Besonders belastete Gallo eine handschriftliche Anmerkung, die er in das Manuskript seines Mitarbeiters Mikulas Popovic schrieb: Der hatte unter der in wissenschaftlichen Publikationen üblichen Rubrik "Material und Methoden" das Pariser Labor als Quelle für die verwendeten Viren genannt. "Mika, are you crazy?", notierte Gallo.

Zuletzt normalisierte sich das Verhältnis der beiden Virologen zumindest ein wenig. Man bekam gemeinsam Preise und nahm sie auch zähneknirschend gemeinsam an.

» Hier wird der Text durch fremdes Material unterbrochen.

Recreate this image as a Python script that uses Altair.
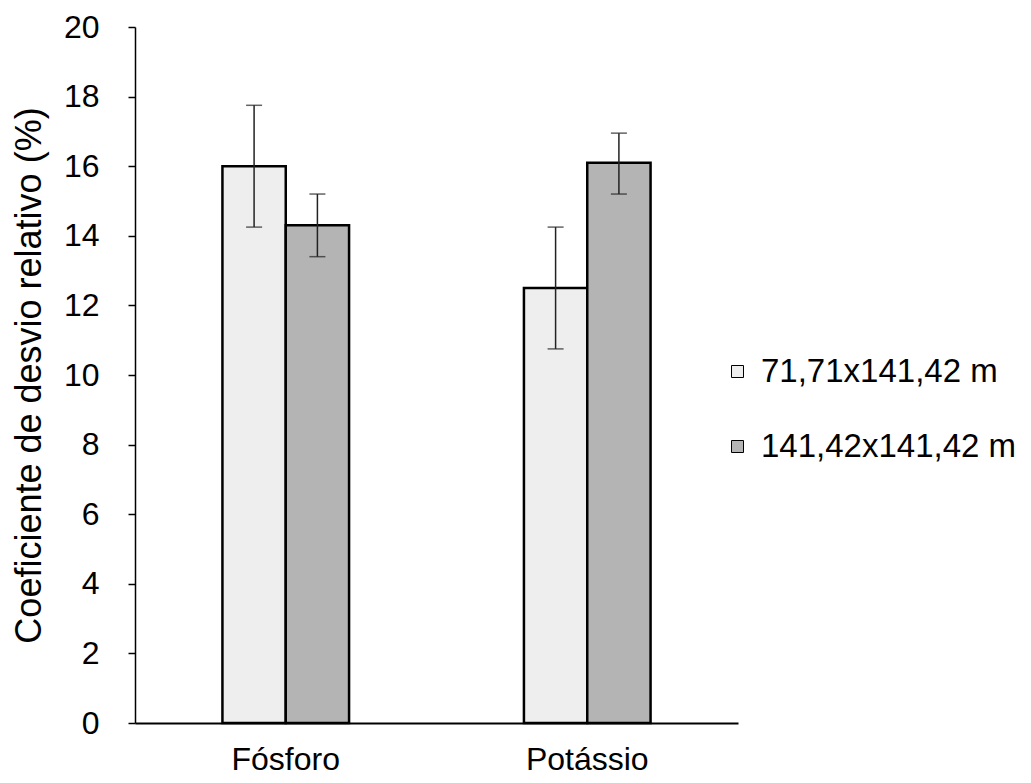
import altair as alt
import pandas as pd

categories = ["Fósforo", "Fósforo", "Potássio", "Potássio"]
series = ["71,71x141,42 m", "141,42x141,42 m", "71,71x141,42 m", "141,42x141,42 m"]
values = [16.0, 14.3, 12.5, 16.1]
err_low = [14.25, 13.4, 10.75, 15.2]
err_high = [17.75, 15.2, 14.25, 16.95]

series_order = ["71,71x141,42 m", "141,42x141,42 m"]
category_order = ["Fósforo", "Potássio"]
y_ticks = [0, 2, 4, 6, 8, 10, 12, 14, 16, 18, 20]

df = pd.DataFrame({
    "cat": categories,
    "series": series,
    "value": values,
    "lo": err_low,
    "hi": err_high,
})

FONT = "Liberation Sans"

x_enc = alt.X(
    "cat:N",
    sort=category_order,
    scale=alt.Scale(paddingInner=0.58, paddingOuter=0.29),
    axis=alt.Axis(
        title=None, labelAngle=0, ticks=False, labelFontSize=32,
        labelPadding=21, labelColor="black", labelFont=FONT,
        domainColor="black", domainWidth=2,
    ),
)
xoff = alt.XOffset("series:N", sort=series_order,
                   scale=alt.Scale(domain=series_order, paddingInner=0, paddingOuter=0))

bars = alt.Chart(df).mark_bar(stroke="black", strokeWidth=2.5).encode(
    x=x_enc,
    xOffset=xoff,
    y=alt.Y(
        "value:Q",
        scale=alt.Scale(domain=[0, 20], nice=False),
        axis=alt.Axis(
            values=y_ticks, grid=False, tickSize=7, tickColor="black",
            tickWidth=1.5, labelFontSize=32, labelFont=FONT, labelColor="black",
            labelPadding=29, domainColor="black", domainWidth=1.5,
            title="Coeficiente de desvio relativo (%)", titleFontSize=36,
            titleFont=FONT, titleFontWeight="normal", titleColor="black",
            titleX=-95, titleBaseline="alphabetic",
        ),
    ),
    fill=alt.Fill(
        "series:N",
        scale=alt.Scale(domain=series_order, range=["#eeeeee", "#b4b4b4"]),
        legend=alt.Legend(
            title=None, orient="none", legendX=586, legendY=328,
            symbolType="square", symbolSize=144, symbolStrokeColor="black",
            symbolStrokeWidth=1, labelFontSize=33, labelFont=FONT,
            labelColor="black", labelOffset=7, rowPadding=41, padding=0,
            labelLimit=0,
        ),
    ),
)

rules = alt.Chart(df).mark_rule(color="#222222", strokeWidth=1.5).encode(
    x=alt.X("cat:N", sort=category_order),
    xOffset=alt.XOffset("series:N", sort=series_order),
    y="lo:Q",
    y2="hi:Q",
)

caps_lo = alt.Chart(df).mark_tick(color="#222222", thickness=1.5, size=16).encode(
    x=alt.X("cat:N", sort=category_order),
    xOffset=alt.XOffset("series:N", sort=series_order),
    y="lo:Q",
)
caps_hi = alt.Chart(df).mark_tick(color="#222222", thickness=1.5, size=16).encode(
    x=alt.X("cat:N", sort=category_order),
    xOffset=alt.XOffset("series:N", sort=series_order),
    y="hi:Q",
)

chart = (
    alt.layer(bars, rules, caps_lo, caps_hi)
    .properties(
        width=603,
        height=696,
        autosize=alt.AutoSizeParams(type="none"),
        padding={"left": 127, "top": 19, "right": 285, "bottom": 60},
        background="white",
    )
    .configure_view(stroke=None)
)

chart.save("out.html", embed_options={"renderer": "svg", "actions": False})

Nur eine Auszeichnung gab es nicht, obwohl die ganze Welt darauf wartete: den Nobelpreis, der ohne die Schlammschlacht wohl längst für die Entdeckung eines so bedeutenden Krankheitserregers vergeben worden wäre. Nun ist sich die Szene einig, dass das Nobel-Komitee richtig und vernünftig entschieden hat. "Eine bemerkenswerte Entscheidung", lobt Bernhard Fleckenstein von der Universität Erlangen/Nürnberg, auch wenn sie "eine kräftige Ohrfeige für Bob" bedeute.